*Source excerpt*:
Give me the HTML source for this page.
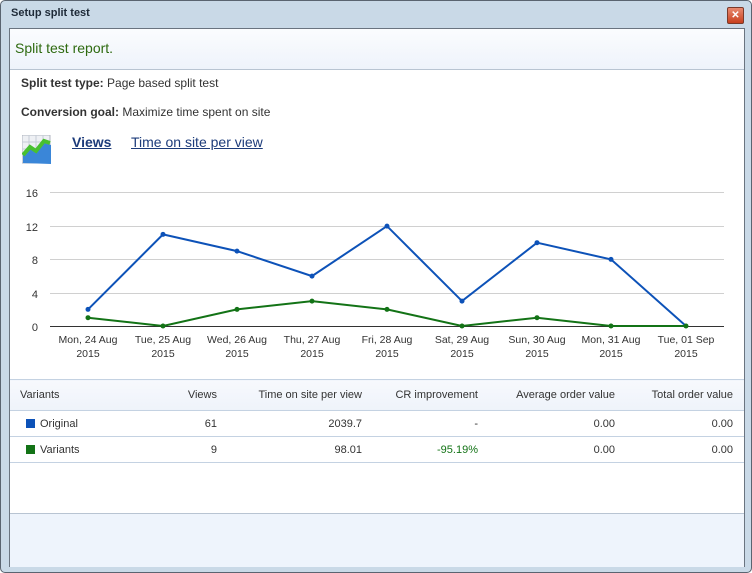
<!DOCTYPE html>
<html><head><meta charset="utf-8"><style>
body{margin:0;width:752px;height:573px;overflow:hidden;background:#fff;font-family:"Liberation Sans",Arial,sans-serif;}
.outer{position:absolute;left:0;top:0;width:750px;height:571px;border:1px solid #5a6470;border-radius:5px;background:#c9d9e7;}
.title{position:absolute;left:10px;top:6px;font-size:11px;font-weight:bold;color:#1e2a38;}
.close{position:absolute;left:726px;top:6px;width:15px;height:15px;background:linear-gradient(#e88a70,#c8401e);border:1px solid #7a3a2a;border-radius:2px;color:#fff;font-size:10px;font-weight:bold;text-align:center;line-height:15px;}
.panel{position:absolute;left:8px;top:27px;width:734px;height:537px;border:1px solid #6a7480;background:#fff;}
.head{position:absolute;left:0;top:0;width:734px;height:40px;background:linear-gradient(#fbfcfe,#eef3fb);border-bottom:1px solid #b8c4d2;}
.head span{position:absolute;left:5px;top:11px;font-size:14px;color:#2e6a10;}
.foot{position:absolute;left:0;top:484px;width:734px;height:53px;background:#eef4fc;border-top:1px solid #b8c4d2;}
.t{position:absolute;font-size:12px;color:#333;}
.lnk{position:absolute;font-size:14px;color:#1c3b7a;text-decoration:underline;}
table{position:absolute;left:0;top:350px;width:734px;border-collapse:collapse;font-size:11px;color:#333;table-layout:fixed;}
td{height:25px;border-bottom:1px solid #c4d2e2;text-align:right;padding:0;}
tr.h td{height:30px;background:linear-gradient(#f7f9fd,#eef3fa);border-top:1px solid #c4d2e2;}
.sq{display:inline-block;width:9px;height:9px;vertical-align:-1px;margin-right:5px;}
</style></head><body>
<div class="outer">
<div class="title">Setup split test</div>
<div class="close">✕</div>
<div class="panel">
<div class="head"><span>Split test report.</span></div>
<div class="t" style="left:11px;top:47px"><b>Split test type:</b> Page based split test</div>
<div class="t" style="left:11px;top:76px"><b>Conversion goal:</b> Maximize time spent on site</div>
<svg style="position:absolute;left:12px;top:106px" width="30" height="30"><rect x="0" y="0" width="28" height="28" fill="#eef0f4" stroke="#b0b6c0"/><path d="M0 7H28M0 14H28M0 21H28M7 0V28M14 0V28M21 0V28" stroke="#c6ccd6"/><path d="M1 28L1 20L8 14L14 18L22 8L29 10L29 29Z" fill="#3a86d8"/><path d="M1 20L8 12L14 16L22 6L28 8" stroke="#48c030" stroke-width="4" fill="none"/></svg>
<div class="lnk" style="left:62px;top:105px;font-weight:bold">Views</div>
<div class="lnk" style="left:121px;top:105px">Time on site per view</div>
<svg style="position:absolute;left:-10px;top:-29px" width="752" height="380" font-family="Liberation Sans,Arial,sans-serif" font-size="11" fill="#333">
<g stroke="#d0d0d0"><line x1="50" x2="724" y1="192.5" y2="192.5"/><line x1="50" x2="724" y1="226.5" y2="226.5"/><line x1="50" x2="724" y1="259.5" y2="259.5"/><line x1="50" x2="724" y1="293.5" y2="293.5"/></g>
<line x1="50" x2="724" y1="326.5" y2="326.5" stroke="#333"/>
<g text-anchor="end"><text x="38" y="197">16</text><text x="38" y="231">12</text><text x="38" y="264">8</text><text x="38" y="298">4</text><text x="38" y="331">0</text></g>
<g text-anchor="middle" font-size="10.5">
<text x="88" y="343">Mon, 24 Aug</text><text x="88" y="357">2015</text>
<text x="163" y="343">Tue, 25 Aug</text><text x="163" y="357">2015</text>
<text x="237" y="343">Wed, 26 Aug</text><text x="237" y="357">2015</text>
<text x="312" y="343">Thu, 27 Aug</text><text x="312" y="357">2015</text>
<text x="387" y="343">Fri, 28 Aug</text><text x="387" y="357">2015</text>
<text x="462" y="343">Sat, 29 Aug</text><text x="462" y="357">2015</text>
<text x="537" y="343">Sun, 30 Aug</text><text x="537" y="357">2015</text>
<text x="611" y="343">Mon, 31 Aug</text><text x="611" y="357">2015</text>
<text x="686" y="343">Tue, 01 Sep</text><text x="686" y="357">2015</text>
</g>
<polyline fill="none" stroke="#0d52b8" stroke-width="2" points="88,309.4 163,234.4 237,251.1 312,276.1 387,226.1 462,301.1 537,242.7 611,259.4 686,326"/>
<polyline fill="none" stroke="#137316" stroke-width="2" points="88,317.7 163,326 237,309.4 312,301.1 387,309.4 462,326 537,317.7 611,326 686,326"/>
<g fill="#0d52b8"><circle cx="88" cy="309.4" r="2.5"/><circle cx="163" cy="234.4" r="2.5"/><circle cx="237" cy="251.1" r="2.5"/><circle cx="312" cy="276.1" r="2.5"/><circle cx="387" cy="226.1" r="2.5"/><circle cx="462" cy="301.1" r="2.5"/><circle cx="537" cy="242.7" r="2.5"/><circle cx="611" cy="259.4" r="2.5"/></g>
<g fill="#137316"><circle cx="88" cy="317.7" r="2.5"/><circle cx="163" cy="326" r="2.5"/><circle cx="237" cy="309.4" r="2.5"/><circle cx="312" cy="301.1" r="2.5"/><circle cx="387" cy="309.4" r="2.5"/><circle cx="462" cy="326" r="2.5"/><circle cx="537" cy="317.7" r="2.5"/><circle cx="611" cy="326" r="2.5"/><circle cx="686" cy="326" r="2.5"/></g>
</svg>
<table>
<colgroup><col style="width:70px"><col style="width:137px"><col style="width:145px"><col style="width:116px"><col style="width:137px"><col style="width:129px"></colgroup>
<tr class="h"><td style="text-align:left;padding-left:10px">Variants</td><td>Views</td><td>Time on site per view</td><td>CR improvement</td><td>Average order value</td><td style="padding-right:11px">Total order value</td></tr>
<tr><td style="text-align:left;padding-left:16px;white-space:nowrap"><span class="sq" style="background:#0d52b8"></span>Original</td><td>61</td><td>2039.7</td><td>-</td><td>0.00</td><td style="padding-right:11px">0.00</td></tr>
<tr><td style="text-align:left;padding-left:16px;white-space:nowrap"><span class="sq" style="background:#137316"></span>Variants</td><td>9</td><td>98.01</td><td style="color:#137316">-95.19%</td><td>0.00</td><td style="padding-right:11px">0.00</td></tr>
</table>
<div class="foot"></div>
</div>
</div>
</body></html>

*Request*: Reproduce every line exactly and omit all pictures.

*Finished exercise*:
Give me the HTML source for this page.
<!DOCTYPE html>
<html><head><meta charset="utf-8"><style>
body{margin:0;width:752px;height:573px;overflow:hidden;background:#fff;font-family:"Liberation Sans",Arial,sans-serif;}
.outer{position:absolute;left:0;top:0;width:750px;height:571px;border:1px solid #5a6470;border-radius:5px;background:#c9d9e7;}
.title{position:absolute;left:10px;top:6px;font-size:11px;font-weight:bold;color:#1e2a38;}
.close{position:absolute;left:726px;top:6px;width:15px;height:15px;background:linear-gradient(#e88a70,#c8401e);border:1px solid #7a3a2a;border-radius:2px;color:#fff;font-size:10px;font-weight:bold;text-align:center;line-height:15px;}
.panel{position:absolute;left:8px;top:27px;width:734px;height:537px;border:1px solid #6a7480;background:#fff;}
.head{position:absolute;left:0;top:0;width:734px;height:40px;background:linear-gradient(#fbfcfe,#eef3fb);border-bottom:1px solid #b8c4d2;}
.head span{position:absolute;left:5px;top:11px;font-size:14px;color:#2e6a10;}
.foot{position:absolute;left:0;top:484px;width:734px;height:53px;background:#eef4fc;border-top:1px solid #b8c4d2;}
.t{position:absolute;font-size:12px;color:#333;}
.lnk{position:absolute;font-size:14px;color:#1c3b7a;text-decoration:underline;}
table{position:absolute;left:0;top:350px;width:734px;border-collapse:collapse;font-size:11px;color:#333;table-layout:fixed;}
td{height:25px;border-bottom:1px solid #c4d2e2;text-align:right;padding:0;}
tr.h td{height:30px;background:linear-gradient(#f7f9fd,#eef3fa);border-top:1px solid #c4d2e2;}
.sq{display:inline-block;width:9px;height:9px;vertical-align:-1px;margin-right:5px;}
</style></head><body>
<div class="outer">
<div class="title">Setup split test</div>
<div class="close">✕</div>
<div class="panel">
<div class="head"><span>Split test report.</span></div>
<div class="t" style="left:11px;top:47px"><b>Split test type:</b> Page based split test</div>
<div class="t" style="left:11px;top:76px"><b>Conversion goal:</b> Maximize time spent on site</div>
<svg style="position:absolute;left:12px;top:106px" width="30" height="30"><rect x="0" y="0" width="28" height="28" fill="#eef0f4" stroke="#b0b6c0"/><path d="M0 7H28M0 14H28M0 21H28M7 0V28M14 0V28M21 0V28" stroke="#c6ccd6"/><path d="M1 28L1 20L8 14L14 18L22 8L29 10L29 29Z" fill="#3a86d8"/><path d="M1 20L8 12L14 16L22 6L28 8" stroke="#48c030" stroke-width="4" fill="none"/></svg>
<div class="lnk" style="left:62px;top:105px;font-weight:bold">Views</div>
<div class="lnk" style="left:121px;top:105px">Time on site per view</div>
<svg style="position:absolute;left:-10px;top:-29px" width="752" height="380" font-family="Liberation Sans,Arial,sans-serif" font-size="11" fill="#333">
<g stroke="#d0d0d0"><line x1="50" x2="724" y1="192.5" y2="192.5"/><line x1="50" x2="724" y1="226.5" y2="226.5"/><line x1="50" x2="724" y1="259.5" y2="259.5"/><line x1="50" x2="724" y1="293.5" y2="293.5"/></g>
<line x1="50" x2="724" y1="326.5" y2="326.5" stroke="#333"/>
<g text-anchor="end"><text x="38" y="197">16</text><text x="38" y="231">12</text><text x="38" y="264">8</text><text x="38" y="298">4</text><text x="38" y="331">0</text></g>
<g text-anchor="middle" font-size="10.5">
<text x="88" y="343">Mon, 24 Aug</text><text x="88" y="357">2015</text>
<text x="163" y="343">Tue, 25 Aug</text><text x="163" y="357">2015</text>
<text x="237" y="343">Wed, 26 Aug</text><text x="237" y="357">2015</text>
<text x="312" y="343">Thu, 27 Aug</text><text x="312" y="357">2015</text>
<text x="387" y="343">Fri, 28 Aug</text><text x="387" y="357">2015</text>
<text x="462" y="343">Sat, 29 Aug</text><text x="462" y="357">2015</text>
<text x="537" y="343">Sun, 30 Aug</text><text x="537" y="357">2015</text>
<text x="611" y="343">Mon, 31 Aug</text><text x="611" y="357">2015</text>
<text x="686" y="343">Tue, 01 Sep</text><text x="686" y="357">2015</text>
</g>
<polyline fill="none" stroke="#0d52b8" stroke-width="2" points="88,309.4 163,234.4 237,251.1 312,276.1 387,226.1 462,301.1 537,242.7 611,259.4 686,326"/>
<polyline fill="none" stroke="#137316" stroke-width="2" points="88,317.7 163,326 237,309.4 312,301.1 387,309.4 462,326 537,317.7 611,326 686,326"/>
<g fill="#0d52b8"><circle cx="88" cy="309.4" r="2.5"/><circle cx="163" cy="234.4" r="2.5"/><circle cx="237" cy="251.1" r="2.5"/><circle cx="312" cy="276.1" r="2.5"/><circle cx="387" cy="226.1" r="2.5"/><circle cx="462" cy="301.1" r="2.5"/><circle cx="537" cy="242.7" r="2.5"/><circle cx="611" cy="259.4" r="2.5"/></g>
<g fill="#137316"><circle cx="88" cy="317.7" r="2.5"/><circle cx="163" cy="326" r="2.5"/><circle cx="237" cy="309.4" r="2.5"/><circle cx="312" cy="301.1" r="2.5"/><circle cx="387" cy="309.4" r="2.5"/><circle cx="462" cy="326" r="2.5"/><circle cx="537" cy="317.7" r="2.5"/><circle cx="611" cy="326" r="2.5"/><circle cx="686" cy="326" r="2.5"/></g>
</svg>
<table>
<colgroup><col style="width:70px"><col style="width:137px"><col style="width:145px"><col style="width:116px"><col style="width:137px"><col style="width:129px"></colgroup>
<tr class="h"><td style="text-align:left;padding-left:10px">Variants</td><td>Views</td><td>Time on site per view</td><td>CR improvement</td><td>Average order value</td><td style="padding-right:11px">Total order value</td></tr>
<tr><td style="text-align:left;padding-left:16px;white-space:nowrap"><span class="sq" style="background:#0d52b8"></span>Original</td><td>61</td><td>2039.7</td><td>-</td><td>0.00</td><td style="padding-right:11px">0.00</td></tr>
<tr><td style="text-align:left;padding-left:16px;white-space:nowrap"><span class="sq" style="background:#137316"></span>Variants</td><td>9</td><td>98.01</td><td style="color:#137316">-95.19%</td><td>0.00</td><td style="padding-right:11px">0.00</td></tr>
</table>
<div class="foot"></div>
</div>
</div>
</body></html>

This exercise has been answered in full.